Plotting code records
-------
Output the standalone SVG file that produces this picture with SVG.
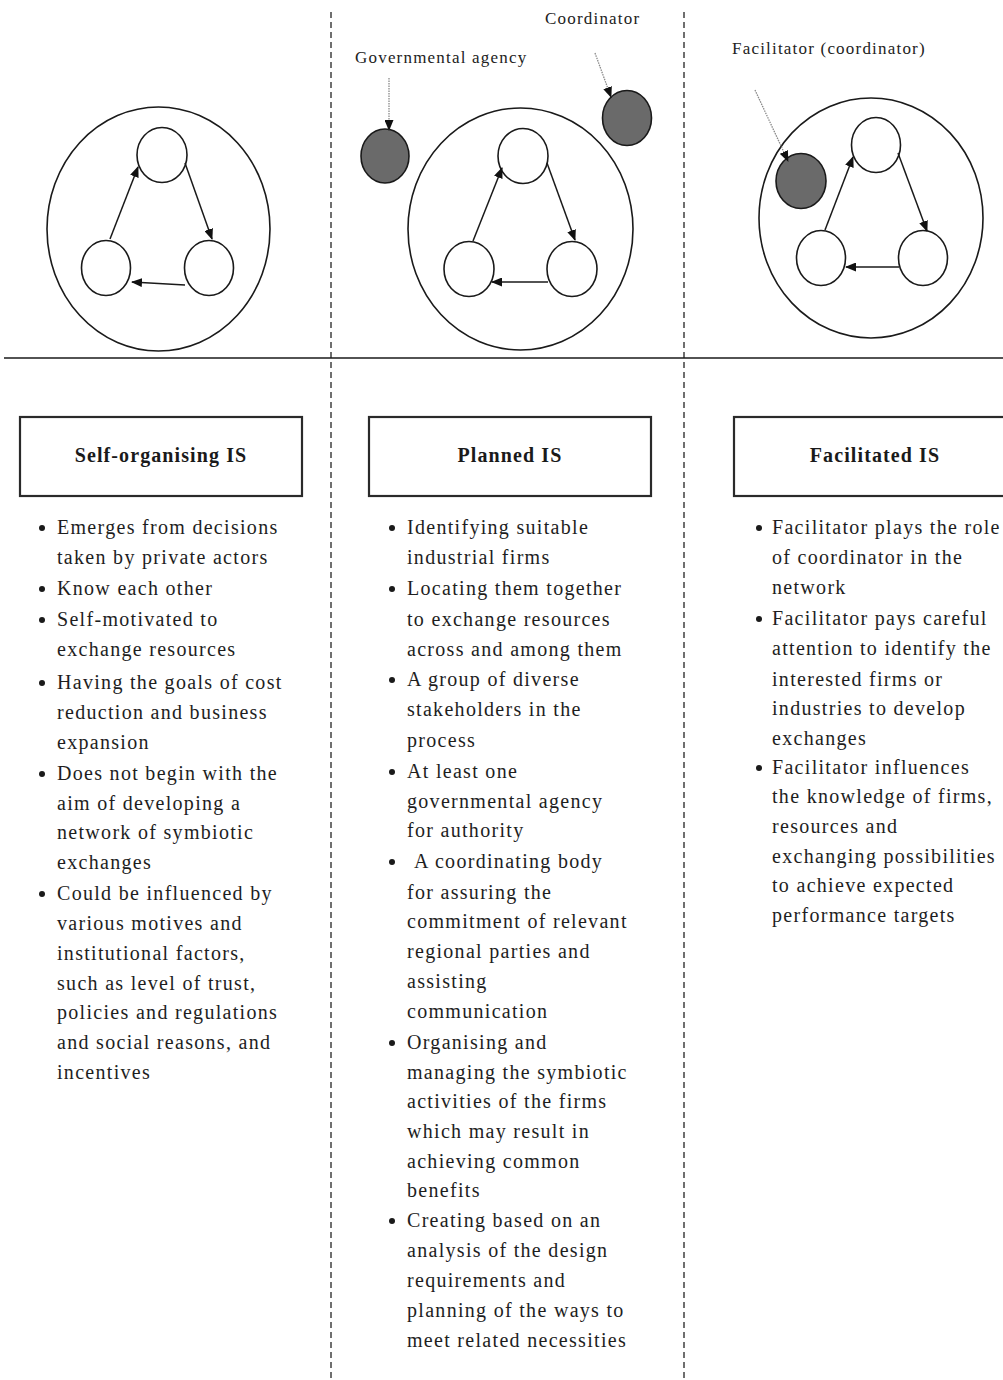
<svg xmlns="http://www.w3.org/2000/svg" width="1003" height="1380" viewBox="0 0 1003 1380">
  <style>
    .ring { fill: none; stroke: #1a1a1a; stroke-width: 1.6; }
    .firm { fill: #ffffff; stroke: #1a1a1a; stroke-width: 1.6; }
    .actor { fill: #6a6a6a; stroke: #1a1a1a; stroke-width: 1.6; }
    .flow { fill: none; stroke: #1a1a1a; stroke-width: 1.5; marker-end: url(#head); }
    .pointer { fill: none; stroke: #8a8a8a; stroke-width: 1.3; stroke-dasharray: 1.5 1; marker-end: url(#head); }
    .divider { stroke: #333333; stroke-width: 1.4; stroke-dasharray: 6 4; }
    .rule { stroke: #1a1a1a; stroke-width: 1.6; }
    .box { fill: #ffffff; stroke: #2a2a2a; stroke-width: 2.2; }
    .label { font-family: "Liberation Serif", "Times New Roman", serif; font-size: 17px; fill: #222222; letter-spacing: 1.2px; }
    .title { font-family: "Liberation Serif", "Times New Roman", serif; font-size: 20px; font-weight: bold; fill: #1a1a1a; letter-spacing: 1.1px; text-anchor: middle; }
    .item { font-family: "Liberation Serif", "Times New Roman", serif; font-size: 20px; fill: #1e1e1e; letter-spacing: 1.3px; }
    .dot { fill: #1a1a1a; }
  </style>
  <defs>
    <marker id="head" markerUnits="userSpaceOnUse" markerWidth="11" markerHeight="9" refX="10" refY="4.5" orient="auto">
      <path d="M0,0 L11,4.5 L0,9 z" fill="#111111"/>
    </marker>
  </defs>

  <!-- column dividers and the horizontal rule -->
  <g id="frame">
    <line class="divider" x1="331" y1="12" x2="331" y2="1380"/>
    <line class="divider" x1="684" y1="12" x2="684" y2="1380"/>
    <line class="rule" x1="4" y1="358" x2="1003" y2="358"/>
  </g>

  <!-- self-organising network -->
  <g id="network-self">
    <ellipse class="ring" cx="158.5" cy="229" rx="111.5" ry="122"/>
    <ellipse id="self-firm-top" class="firm" cx="162" cy="155" rx="25" ry="27.5"/>
    <ellipse id="self-firm-left" class="firm" cx="106" cy="268" rx="24.5" ry="27.5"/>
    <ellipse id="self-firm-right" class="firm" cx="209" cy="268" rx="24.5" ry="27.5"/>
  </g>

  <!-- planned network -->
  <g id="network-planned">
    <ellipse class="ring" cx="520.5" cy="229" rx="112.5" ry="121"/>
    <ellipse id="planned-firm-top" class="firm" cx="523" cy="156" rx="25" ry="27.5"/>
    <ellipse id="planned-firm-left" class="firm" cx="469" cy="269" rx="25" ry="27.5"/>
    <ellipse id="planned-firm-right" class="firm" cx="572" cy="269" rx="25" ry="27.5"/>
  </g>
  <g id="gov-agency">
    <ellipse class="actor" cx="385" cy="156" rx="24" ry="27"/>
    <text class="label" x="355" y="63">Governmental agency</text>
  </g>
  <g id="coordinator">
    <ellipse class="actor" cx="627" cy="118" rx="24.5" ry="27.5"/>
    <text class="label" x="545" y="24">Coordinator</text>
  </g>

  <!-- facilitated network -->
  <g id="network-facilitated">
    <ellipse class="ring" cx="871" cy="218" rx="112" ry="120"/>
    <ellipse id="fac-firm-top" class="firm" cx="876" cy="145" rx="24.5" ry="27.5"/>
    <ellipse id="fac-firm-left" class="firm" cx="821" cy="258" rx="24.5" ry="27.5"/>
    <ellipse id="fac-firm-right" class="firm" cx="923" cy="258" rx="24.5" ry="27.5"/>
  </g>
  <g id="facilitator">
    <ellipse class="actor" cx="801" cy="181" rx="25" ry="27.5"/>
    <text class="label" x="732" y="54">Facilitator (coordinator)</text>
  </g>

  <!-- exchange flows and pointers -->
  <g id="connectors">
    <line class="flow" x1="110" y1="239" x2="138" y2="167"/>
    <line class="flow" x1="185" y1="163" x2="212" y2="239"/>
    <line class="flow" x1="185" y1="285" x2="132" y2="282"/>

    <line class="flow" x1="473" y1="241" x2="502" y2="168"/>
    <line class="flow" x1="547" y1="163" x2="575" y2="240"/>
    <line class="flow" x1="548" y1="282" x2="492" y2="282"/>

    <line class="flow" x1="825" y1="230" x2="853" y2="157"/>
    <line class="flow" x1="898" y1="153" x2="927" y2="231"/>
    <line class="flow" x1="899" y1="267" x2="846" y2="267"/>

    <line class="pointer" x1="389" y1="78" x2="389" y2="130"/>
    <line class="pointer" x1="595" y1="53" x2="611" y2="97"/>
    <line class="pointer" x1="755" y1="90" x2="788" y2="161"/>
  </g>

  <!-- heading boxes -->
  <g id="box-self">
    <rect class="box" x="20" y="417" width="282" height="79"/>
    <text class="title" x="161" y="462">Self-organising IS</text>
  </g>
  <g id="box-planned">
    <rect class="box" x="369" y="417" width="282" height="79"/>
    <text class="title" x="510" y="462">Planned IS</text>
  </g>
  <g id="box-facilitated">
    <rect class="box" x="734" y="417" width="282" height="79"/>
    <text class="title" x="875" y="462">Facilitated IS</text>
  </g>

  <!-- self-organising characteristics -->
  <g id="list-self">
    <circle class="dot" cx="42" cy="528" r="3"/>
    <text class="item" x="57" y="534">Emerges from decisions</text>
    <text class="item" x="57" y="564">taken by private actors</text>
    <circle class="dot" cx="42" cy="589" r="3"/>
    <text class="item" x="57" y="595">Know each other</text>
    <circle class="dot" cx="42" cy="620" r="3"/>
    <text class="item" x="57" y="626">Self-motivated to</text>
    <text class="item" x="57" y="656">exchange resources</text>
    <circle class="dot" cx="42" cy="683" r="3"/>
    <text class="item" x="57" y="689">Having the goals of cost</text>
    <text class="item" x="57" y="719">reduction and business</text>
    <text class="item" x="57" y="749">expansion</text>
    <circle class="dot" cx="42" cy="774" r="3"/>
    <text class="item" x="57" y="780">Does not begin with the</text>
    <text class="item" x="57" y="810">aim of developing a</text>
    <text class="item" x="57" y="839">network of symbiotic</text>
    <text class="item" x="57" y="869">exchanges</text>
    <circle class="dot" cx="42" cy="894" r="3"/>
    <text class="item" x="57" y="900">Could be influenced by</text>
    <text class="item" x="57" y="930">various motives and</text>
    <text class="item" x="57" y="960">institutional factors,</text>
    <text class="item" x="57" y="990">such as level of trust,</text>
    <text class="item" x="57" y="1019">policies and regulations</text>
    <text class="item" x="57" y="1049">and social reasons, and</text>
    <text class="item" x="57" y="1079">incentives</text>
  </g>

  <!-- planned characteristics -->
  <g id="list-planned">
    <circle class="dot" cx="392" cy="528" r="3"/>
    <text class="item" x="407" y="534">Identifying suitable</text>
    <text class="item" x="407" y="564">industrial firms</text>
    <circle class="dot" cx="392" cy="589" r="3"/>
    <text class="item" x="407" y="595">Locating them together</text>
    <text class="item" x="407" y="626">to exchange resources</text>
    <text class="item" x="407" y="656">across and among them</text>
    <circle class="dot" cx="392" cy="680" r="3"/>
    <text class="item" x="407" y="686">A group of diverse</text>
    <text class="item" x="407" y="716">stakeholders in the</text>
    <text class="item" x="407" y="747">process</text>
    <circle class="dot" cx="392" cy="772" r="3"/>
    <text class="item" x="407" y="778">At least one</text>
    <text class="item" x="407" y="808">governmental agency</text>
    <text class="item" x="407" y="837">for authority</text>
    <circle class="dot" cx="392" cy="862" r="3"/>
    <text class="item" x="414" y="868">A coordinating body</text>
    <text class="item" x="407" y="899">for assuring the</text>
    <text class="item" x="407" y="928">commitment of relevant</text>
    <text class="item" x="407" y="958">regional parties and</text>
    <text class="item" x="407" y="988">assisting</text>
    <text class="item" x="407" y="1018">communication</text>
    <circle class="dot" cx="392" cy="1043" r="3"/>
    <text class="item" x="407" y="1049">Organising and</text>
    <text class="item" x="407" y="1079">managing the symbiotic</text>
    <text class="item" x="407" y="1108">activities of the firms</text>
    <text class="item" x="407" y="1138">which may result in</text>
    <text class="item" x="407" y="1168">achieving common</text>
    <text class="item" x="407" y="1197">benefits</text>
    <circle class="dot" cx="392" cy="1221" r="3"/>
    <text class="item" x="407" y="1227">Creating based on an</text>
    <text class="item" x="407" y="1257">analysis of the design</text>
    <text class="item" x="407" y="1287">requirements and</text>
    <text class="item" x="407" y="1317">planning of the ways to</text>
    <text class="item" x="407" y="1347">meet related necessities</text>
  </g>

  <!-- facilitated characteristics -->
  <g id="list-facilitated">
    <circle class="dot" cx="759" cy="528" r="3"/>
    <text class="item" x="772" y="534">Facilitator plays the role</text>
    <text class="item" x="772" y="564">of coordinator in the</text>
    <text class="item" x="772" y="594">network</text>
    <circle class="dot" cx="759" cy="619" r="3"/>
    <text class="item" x="772" y="625">Facilitator pays careful</text>
    <text class="item" x="772" y="655">attention to identify the</text>
    <text class="item" x="772" y="686">interested firms or</text>
    <text class="item" x="772" y="715">industries to develop</text>
    <text class="item" x="772" y="745">exchanges</text>
    <circle class="dot" cx="759" cy="768" r="3"/>
    <text class="item" x="772" y="774">Facilitator influences</text>
    <text class="item" x="772" y="803">the knowledge of firms,</text>
    <text class="item" x="772" y="833">resources and</text>
    <text class="item" x="772" y="863">exchanging possibilities</text>
    <text class="item" x="772" y="892">to achieve expected</text>
    <text class="item" x="772" y="922">performance targets</text>
  </g>
</svg>
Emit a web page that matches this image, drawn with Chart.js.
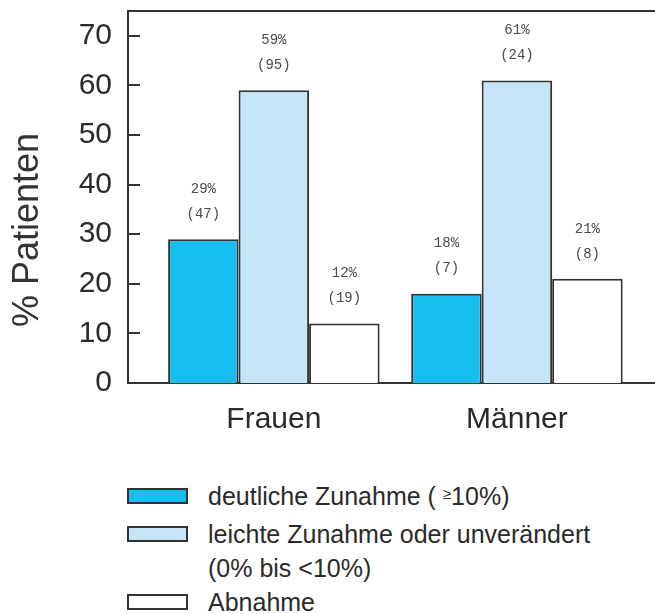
<!DOCTYPE html>
<html>
<head>
<meta charset="utf-8">
<script src="https://cdn.jsdelivr.net/npm/chart.js@4"></script>
<style>
    body { margin: 0; background: #fff; }
    #wrap { position: relative; width: 655px; height: 614px; }
    #chartBox { position: absolute; left: 0; top: 0; width: 655px; height: 455px; }
    #legend {
        position: absolute; left: 127px; top: 479px;
        font-family: "Liberation Sans", Arial, sans-serif;
        font-size: 25px; line-height: 34px; color: #2a2a2a;
    }
    .row { position: relative; padding-left: 81px; }
    .box {
        position: absolute; left: 0; top: 9px;
        width: 57px; height: 12px; border: 2px solid #333;
    }
    .ge { font-size: 15px; position: relative; top: -6px; }
</style>
</head>
<body>
<div id="wrap">
    <div id="chartBox"><canvas id="chart"></canvas></div>
    <div id="legend"></div>
</div>
<script>
const categories = ["Frauen", "Männer"];
const seriesNames = [
    "deutliche Zunahme",
    "leichte Zunahme oder unverändert",
    "Abnahme"
];
const deutlich = [29, 18];
const leicht = [59, 61];
const abnahme = [12, 21];
const deutlichN = [47, 7];
const leichtN = [95, 24];
const abnahmeN = [19, 8];
const yTicks = [0, 10, 20, 30, 40, 50, 60, 70];

const colors = ["#17bdee", "#c6e6f7", "#ffffff"];
const frameColor = "#333333";

function toPoints(values) {
    return values.map((v, i) => ({ x: i + 1, y: v }));
}

const counts = [deutlichN, leichtN, abnahmeN];

// frame top line, inward y ticks, bar labels, y title
const extras = {
    id: "extras",
    afterDatasetsDraw(chart) {
        const ctx = chart.ctx;
        const area = chart.chartArea;
        const y = chart.scales.y;
        ctx.save();
        ctx.strokeStyle = frameColor;
        ctx.lineWidth = 2;
        ctx.beginPath();
        ctx.moveTo(area.left - 1, area.top);
        ctx.lineTo(area.right, area.top);
        yTicks.forEach((t) => {
            if (t === 0) return;
            const py = Math.round(y.getPixelForValue(t));
            ctx.moveTo(area.left, py);
            ctx.lineTo(area.left + 12, py);
        });
        ctx.stroke();

        ctx.fillStyle = "#4a4a4a";
        ctx.font = "14px 'Liberation Mono', 'Courier New', monospace";
        ctx.textAlign = "center";
        ctx.textBaseline = "middle";
        chart.data.datasets.forEach((ds, di) => {
            const meta = chart.getDatasetMeta(di);
            meta.data.forEach((bar, i) => {
                const v = ds.data[i].y;
                ctx.fillText(v + "%", bar.x, bar.y - 50);
                ctx.fillText("(" + counts[di][i] + ")", bar.x, bar.y - 25);
            });
        });

        ctx.translate(28, 230);
        ctx.rotate(-Math.PI / 2);
        ctx.fillStyle = "#333";
        ctx.font = "36px 'Liberation Sans', Arial, sans-serif";
        ctx.fillText("% Patienten", 0, 0);
        ctx.restore();
    }
};

const ctx = document.getElementById("chart").getContext("2d");
new Chart(ctx, {
    type: "bar",
    data: {
        datasets: [
            {
                label: seriesNames[0],
                data: toPoints(deutlich),
                backgroundColor: colors[0],
                borderColor: frameColor,
                borderWidth: 2,
            },
            {
                label: seriesNames[1],
                data: toPoints(leicht),
                backgroundColor: colors[1],
                borderColor: frameColor,
                borderWidth: 2,
            },
            {
                label: seriesNames[2],
                data: toPoints(abnahme),
                backgroundColor: colors[2],
                borderColor: frameColor,
                borderWidth: 2,
            },
        ],
    },
    options: {
        responsive: true,
        maintainAspectRatio: false,
        animation: false,
        categoryPercentage: 0.87,
        barPercentage: 1.0,
        layout: { padding: { top: 11, right: 0, bottom: 0, left: 0 } },
        plugins: {
            legend: { display: false },
            tooltip: { enabled: false },
        },
        scales: {
            x: {
                type: "linear",
                offset: false,
                min: 0.4,
                max: 2.568,
                grid: { display: false, drawTicks: false, offset: false },
                border: { display: true, color: frameColor, width: 2 },
                afterBuildTicks(scale) {
                    scale.ticks = categories.map((c, i) => ({ value: i + 1 }));
                },
                afterFit(scale) {
                    scale.height = 72;
                },
                ticks: {
                    padding: 19,
                    color: "#2a2a2a",
                    font: { family: "'Liberation Sans', Arial, sans-serif", size: 30 },
                    callback: (value) => categories[Math.round(value) - 1],
                },
            },
            y: {
                min: 0,
                max: 75,
                grid: { display: false, drawTicks: false },
                border: { display: true, color: frameColor, width: 2 },
                afterBuildTicks(scale) {
                    scale.ticks = yTicks.map((v) => ({ value: v }));
                },
                afterFit(scale) {
                    scale.width = 128;
                    scale.paddingTop = 0;
                    scale.paddingBottom = 0;
                },
                ticks: {
                    padding: 16,
                    color: "#2a2a2a",
                    font: { family: "'Liberation Sans', Arial, sans-serif", size: 30 },
                },
            },
        },
    },
    plugins: [extras],
});

// legend below the plot
const legendRows = [
    { color: colors[0], html: "deutliche Zunahme ( <span class='ge'>≥</span>10%)" },
    { color: colors[1], html: "leichte Zunahme oder unverändert<br>(0% bis &lt;10%)" },
    { color: colors[2], html: "Abnahme" },
];
const legendEl = document.getElementById("legend");
legendRows.forEach((r) => {
    const row = document.createElement("div");
    row.className = "row";
    row.innerHTML = "<span class='box' style='background:" + r.color + "'></span>" + r.html;
    legendEl.appendChild(row);
});
</script>
</body>
</html>
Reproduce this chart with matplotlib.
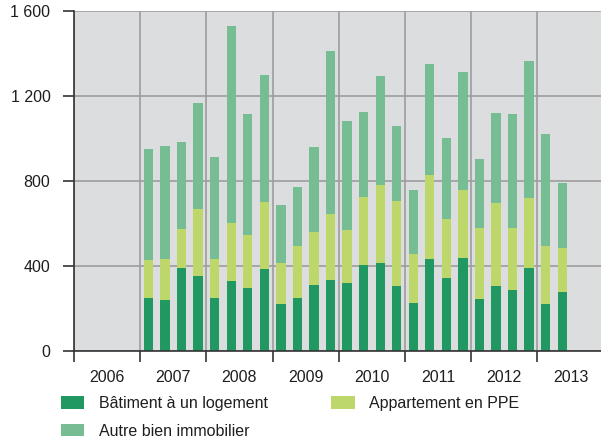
-------
● Work to complete
How many of the listing's lines contain "this"? Respond with a single number and nothing else.

● Full response
3